Electronic manufacturer Foxconn Technologies made the news last week, as it was reportedly considering building a new high-skill factory in Wisconsin. Such a deal would be a major boost for a Great Lakes region that has bemoaned the loss of U.S. manufacturing, but securing the factory is not proving easy. The technology giant is reportedly questioning whether Wisconsin has the talent pool available to staff 10,000 high-skill positions, according to the Milwaukee Journal Sentinel. The state has said it's up for the challenge, but it will take more than goals to convince a manufacturer.

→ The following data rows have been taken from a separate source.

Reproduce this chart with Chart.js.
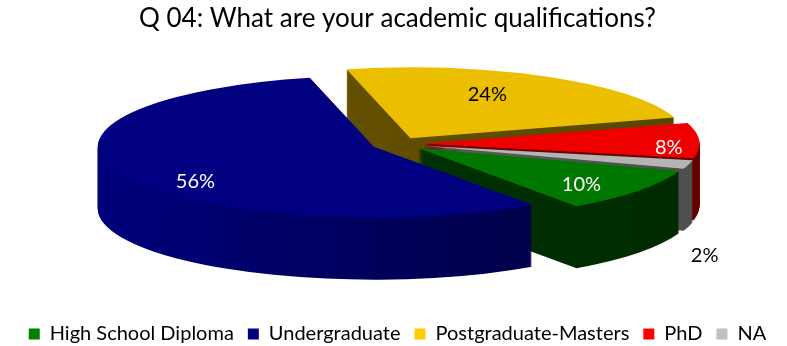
<!DOCTYPE html>
<html>
<head>
<meta charset="utf-8">
<script src="https://cdn.jsdelivr.net/npm/chart.js@4"></script>
<style>
  html, body { margin: 0; padding: 0; background: #fff; }
  #wrap { width: 787px; height: 346px; }
</style>
</head>
<body>
<div id="wrap"><canvas id="pie"></canvas></div>
<script>
const categories = ['High School Diploma', 'Undergraduate', 'Postgraduate-Masters', 'PhD', 'NA'];
const shares = [10, 56, 24, 8, 2];

const topColors = ['#007800', '#000080', '#ecbe00', '#ee0000', '#b4b4b4'];
const legendColors = ['#008000', '#000080', '#ffcc00', '#ff0000', '#c0c0c0'];
// side walls: light end (left) -> dark end (right)
const sideColors = [
  ['#003a00', '#002a00'],
  ['#00007c', '#000038'],
  ['#6c5600', '#584600'],
  ['#800000', '#640000'],
  ['#6c6c6c', '#4e4e4e']
];
const labelColors = ['#fff', '#fff', '#000', '#fff', '#000'];
// [radius fraction, angle tweak in degrees, extra drop in px]
const labelSpots = [
  [0.78, 3.7, 0],
  [0.81, -12.9, 0],
  [0.68, -5.6, 0],
  [0.89, 5.8, 0],
  [1.06, 0, 90]
];

const K = 0.257;      // vertical squash of the disc
const EXPLODE = 26;   // how far each slice is pulled out
const DEPTH = 62;     // thickness of the disc in px
const PIE_CY = 144;   // where the disc centre sits on the canvas

function squash(ctx, cx, cy) {
  ctx.translate(cx, cy);
  ctx.scale(1, K);
  ctx.translate(-cx, -cy);
}

function midAngle(arc) {
  return (arc.startAngle + arc.endAngle) / 2;
}

const pie3d = {
  id: 'pie3d',
  beforeDatasetsDraw(chart) {
    const ctx = chart.ctx;
    const arcs = chart.getDatasetMeta(0).data;
    const cx = arcs[0].x, cy = arcs[0].y, r = arcs[0].outerRadius;
    const sides = sideColors.map(([a, b]) => {
      const g = ctx.createLinearGradient(cx - r - EXPLODE, 0, cx + r + EXPLODE, 0);
      g.addColorStop(0, a);
      g.addColorStop(1, b);
      return g;
    });

    ctx.save();
    ctx.translate(0, PIE_CY - cy);

    // stack the walls from the bottom up
    for (let h = DEPTH; h >= 1; h--) {
      ctx.save();
      ctx.translate(0, h);
      squash(ctx, cx, cy);
      arcs.forEach((arc, i) => {
        const m = midAngle(arc);
        const ox = arc.x + Math.cos(m) * EXPLODE;
        const oy = arc.y + Math.sin(m) * EXPLODE;
        ctx.beginPath();
        ctx.moveTo(ox, oy);
        ctx.arc(ox, oy, arc.outerRadius, arc.startAngle, arc.endAngle);
        ctx.closePath();
        ctx.fillStyle = sides[i];
        ctx.fill();
      });
      ctx.restore();
    }

    // top faces
    squash(ctx, cx, cy);
    arcs.forEach(arc => {
      const m = midAngle(arc);
      ctx.save();
      ctx.translate(Math.cos(m) * EXPLODE, Math.sin(m) * EXPLODE);
      arc.draw(ctx);
      ctx.restore();
    });
    ctx.restore();
    return false;
  },
  afterDraw(chart) {
    const ctx = chart.ctx;
    const arcs = chart.getDatasetMeta(0).data;
    ctx.save();
    ctx.font = '20px Lato';
    ctx.textAlign = 'center';
    ctx.textBaseline = 'middle';
    arcs.forEach((arc, i) => {
      const [frac, turn, drop] = labelSpots[i];
      const m = midAngle(arc);
      const a = m + turn * Math.PI / 180;
      const x = arc.x + Math.cos(m) * EXPLODE + Math.cos(a) * frac * arc.outerRadius;
      const y = PIE_CY + K * (Math.sin(m) * EXPLODE + Math.sin(a) * frac * arc.outerRadius) + drop;
      ctx.fillStyle = labelColors[i];
      ctx.fillText(shares[i] + '%', x, y);
    });
    ctx.restore();
  }
};

new Chart(document.getElementById('pie'), {
  type: 'pie',
  data: {
    labels: categories,
    datasets: [{
      data: shares,
      backgroundColor: topColors,
      borderWidth: 0,
      radius: 276,
      clip: false
    }]
  },
  options: {
    responsive: true,
    maintainAspectRatio: false,
    animation: false,
    events: [],
    rotation: 109,
    layout: { padding: { left: 8, bottom: -8 } },
    plugins: {
      title: {
        display: true,
        text: 'Q 04: What are your academic qualifications?',
        color: '#000',
        font: { family: 'Lato', size: 26, weight: 'normal' },
        padding: { top: 3, bottom: 6 }
      },
      legend: {
        position: 'bottom',
        labels: {
          color: '#000',
          font: { family: 'Lato', size: 20 },
          boxWidth: 11,
          boxHeight: 11,
          padding: 14,
          generateLabels: () => categories.map((c, i) => ({
            text: c,
            fillStyle: legendColors[i],
            strokeStyle: legendColors[i],
            lineWidth: 0,
            hidden: false,
            index: i
          }))
        }
      },
      tooltip: { enabled: false }
    }
  },
  plugins: [pie3d]
});
</script>
</body>
</html>
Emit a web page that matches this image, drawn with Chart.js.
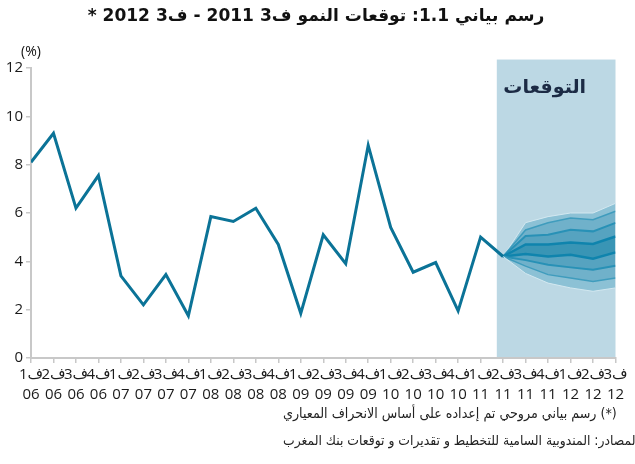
<!DOCTYPE html>
<html>
<head>
<meta charset="utf-8">
<script src="https://cdn.jsdelivr.net/npm/chart.js@4.4.1/dist/chart.umd.min.js"></script>
<style>
  html, body { margin: 0; padding: 0; background: #fff; }
  #wrap { width: 635px; height: 464px; position: relative; }
</style>
</head>
<body>
<div id="wrap"><canvas id="growthChart" width="635" height="464"></canvas></div>
<script>
const quarterLabels = ['ف1', 'ف2', 'ف3', 'ف4', 'ف1', 'ف2', 'ف3', 'ف4', 'ف1', 'ف2', 'ف3', 'ف4',
    'ف1', 'ف2', 'ف3', 'ف4', 'ف1', 'ف2', 'ف3', 'ف4', 'ف1', 'ف2', 'ف3', 'ف4', 'ف1', 'ف2', 'ف3'];
const yearLabels = ['06', '06', '06', '06', '07', '07', '07', '07', '08', '08', '08', '08',
    '09', '09', '09', '09', '10', '10', '10', '10', '11', '11', '11', '11', '12', '12', '12'];

// actual growth, Q1 2006 .. Q2 2011
const growth = [8.1, 9.3, 6.2, 7.55, 3.4, 2.2, 3.45, 1.75, 5.85, 5.65, 6.2, 4.7,
    1.85, 5.1, 3.9, 8.8, 5.4, 3.55, 3.95, 1.95, 5.0, 4.2];

// fan chart bands, Q2 2011 .. Q3 2012
const fanQuarters = [21, 22, 23, 24, 25, 26];
const fanLow3 = [4.2, 3.5, 3.1, 2.9, 2.76, 2.9];
const fanLow2 = [4.2, 3.8, 3.45, 3.31, 3.17, 3.31];
const fanLow1 = [4.2, 4.05, 3.86, 3.75, 3.65, 3.82];
const fanMidLow = [4.2, 4.3, 4.2, 4.27, 4.11, 4.37];
const fanMidHigh = [4.2, 4.7, 4.7, 4.78, 4.72, 5.03];
const fanHigh1 = [4.2, 5.05, 5.1, 5.31, 5.24, 5.59];
const fanHigh2 = [4.2, 5.3, 5.6, 5.79, 5.72, 6.07];
const fanHigh3 = [4.2, 5.6, 5.85, 6.0, 6.0, 6.4];

const yTicks = [0, 2, 4, 6, 8, 10, 12];

// forecast zone
const shadeFrom = 20.72;
const shadeTo = 26;
const shadeTop = 12.35;
const forecastText = 'التوقعات';
const forecastTextAt = [22.85, 11.15];

const titleText = 'رسم بياني 1.1: توقعات النمو ف3 2011 - ف3 2012 *';
const noteLines = [
    '(*) رسم بياني مروحي تم إعداده على أساس الانحراف المعياري',
    'المصادر: المندوبية السامية للتخطيط و تقديرات و توقعات بنك المغرب'
];
const unitText = '(%)';

const FONT = '"Open Sans", "DejaVu Sans", sans-serif';
const AR_FONT = '"DejaVu Sans", sans-serif';
const NOTE_FONT = '"DejaVu Sans Condensed", "DejaVu Sans", sans-serif';

function series(values, startIdx) {
    return values.map((v, i) => ({ x: startIdx + i, y: v }));
}
function fanSeries(values) {
    return values.map((v, i) => ({ x: fanQuarters[i], y: v }));
}

// font size that makes text span the wanted width
function fitFont(ctx, text, weight, family, targetW) {
    ctx.font = weight + ' 20px ' + family;
    const size = 20 * targetW / ctx.measureText(text).width;
    ctx.font = weight + ' ' + size.toFixed(2) + 'px ' + family;
}

const decorPlugin = {
    id: 'decor',
    beforeDraw(chart) {
        const { ctx, scales: { x, y } } = chart;
        ctx.save();
        ctx.fillStyle = '#fff';
        ctx.fillRect(0, 0, chart.width, chart.height);

        const left = x.getPixelForValue(shadeFrom);
        const right = x.getPixelForValue(shadeTo);
        const top = y.getPixelForValue(shadeTop);
        const bottom = y.getPixelForValue(0) - 1;
        ctx.fillStyle = '#bcd8e4';
        ctx.fillRect(left, top, right - left, bottom - top);

        ctx.fillStyle = '#1c2b45';
        ctx.font = 'bold 19px ' + AR_FONT;
        ctx.textAlign = 'center';
        ctx.textBaseline = 'middle';
        ctx.fillText(forecastText, x.getPixelForValue(forecastTextAt[0]), y.getPixelForValue(forecastTextAt[1]));
        ctx.restore();
    },
    afterDraw(chart) {
        const { ctx } = chart;
        ctx.save();
        ctx.textBaseline = 'middle';

        ctx.font = '14px ' + FONT;
        ctx.fillStyle = '#111';
        ctx.textAlign = 'center';
        ctx.fillText(unitText, 31, 52);

        ctx.direction = 'rtl';
        fitFont(ctx, titleText, 'bold', AR_FONT, 457);
        ctx.textAlign = 'center';
        ctx.fillText(titleText, 316, 17);

        ctx.fillStyle = '#222';
        ctx.textAlign = 'left';
        fitFont(ctx, noteLines[0], 'normal', NOTE_FONT, 334);
        ctx.fillText(noteLines[0], 283, 414);
        fitFont(ctx, noteLines[1], 'normal', NOTE_FONT, 356);
        ctx.fillText(noteLines[1], 283, 441);
        ctx.restore();
    }
};

const fanLine = (color, width) => ({ borderColor: color, borderWidth: width, pointRadius: 0, tension: 0 });

new Chart(document.getElementById('growthChart'), {
    type: 'line',
    data: {
        datasets: [
            {
                label: 'growth',
                data: series(growth, 0),
                borderColor: '#0b7397',
                borderWidth: 3,
                pointRadius: 0,
                tension: 0,
                fill: false
            },
            { data: fanSeries(fanLow3), ...fanLine('#d3e8f0', 1), fill: false },
            { data: fanSeries(fanLow2), ...fanLine('#3f9cbd', 1.5), fill: { target: '-1' }, backgroundColor: '#8cc1d5' },
            { data: fanSeries(fanLow1), ...fanLine('#2891b6', 2), fill: { target: '-1' }, backgroundColor: '#70b1ca' },
            { data: fanSeries(fanMidLow), ...fanLine('#0f84ad', 2.5), fill: { target: '-1' }, backgroundColor: '#56a3c0' },
            { data: fanSeries(fanMidHigh), ...fanLine('#0f84ad', 2.5), fill: { target: '-1' }, backgroundColor: '#3995b5' },
            { data: fanSeries(fanHigh1), ...fanLine('#2891b6', 2), fill: { target: '-1' }, backgroundColor: '#56a3c0' },
            { data: fanSeries(fanHigh2), ...fanLine('#3f9cbd', 1.5), fill: { target: '-1' }, backgroundColor: '#70b1ca' },
            { data: fanSeries(fanHigh3), ...fanLine('#d3e8f0', 1), fill: { target: '-1' }, backgroundColor: '#8cc1d5' }
        ]
    },
    options: {
        responsive: false,
        animation: false,
        layout: { padding: { top: 68, right: 19.5, bottom: 60, left: 0 } },
        plugins: {
            legend: { display: false },
            tooltip: { enabled: false }
        },
        scales: {
            x: {
                type: 'linear',
                min: 0,
                max: 26,
                afterFit(scale) { scale.height = 46; },
                border: { color: '#c8c8c8', width: 2 },
                grid: { drawOnChartArea: false, drawTicks: true, tickLength: 5, color: '#c8c8c8', lineWidth: 1.5 },
                ticks: {
                    stepSize: 1,
                    autoSkip: false,
                    maxRotation: 0,
                    padding: 2,
                    color: '#1a1a1a',
                    font: { family: FONT, size: 15, lineHeight: 1.3 },
                    callback: (v) => [quarterLabels[v], yearLabels[v]]
                }
            },
            y: {
                min: 0,
                max: 12,
                afterFit(scale) { scale.width = 31; },
                afterBuildTicks(scale) { scale.ticks = yTicks.map(v => ({ value: v })); },
                border: { color: '#c8c8c8', width: 2 },
                grid: { drawOnChartArea: false, drawTicks: true, tickLength: 5, color: '#c8c8c8', lineWidth: 1.5 },
                ticks: {
                    padding: 3,
                    color: '#1a1a1a',
                    font: { family: FONT, size: 15 }
                }
            }
        }
    },
    plugins: [decorPlugin]
});
</script>
</body>
</html>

Fortunately, state officials can offer tax incentives to bring such deals to fruition. As an example, the Miami Herald reports a central-Indiana city is offering XPO Logistics $2 million in tax breaks to reopen a warehouse that could hire up to 1,100 people. Employing nine-times more workers, it's easy to wonder how much Foxconn's tax break could be.
Of course, taxes and talent are not the only reasons supply chain stakeholders set up shop in a city. Sometimes, it has to do with convenience and opportunities for future growth. For example, in Charleston, the growth of cold storage brought the state port authority to open a new service center for cold chain logistics, the Post and Courier reports.
Mergers & Analysis
After months of speculation, a major shipping industry deal was finally singed this week, as China's COSCO Shipping agreed to buy Orient Overseas Container Lines' parent company for $6.3 billion. The deal, if approved, would make COSCO the world's third-largest container line by capacity.
Now, with the first half of 2017 now in our dealmaking taillights, a quick survey of the landscape is in order. Overall, U.S. deals have slid gradually over the past two years, according to PwC's Money Tree report. On the shoulders of 1,152 deals in Q2, U.S .deals totaled a cumulative $18.4 billion, a jump in $4 billion over Q1, which actually saw 44 more deals take place.
Geographically, California is still the hotbed for business combinations, with San Francisco, Silicon Valley and LA/Orange County occupying three of the top five regional spots for deals in Q2, totaling a combined $8.8 in deal value across 432 deals, with the state creating 469 deals and $9.2 billion in value overall. In second place, New York finished the quarter with 147 deals totaling $2.5 billion, and Massachusetts was third with $1.4 billion in value on the shoulders of 97 deals.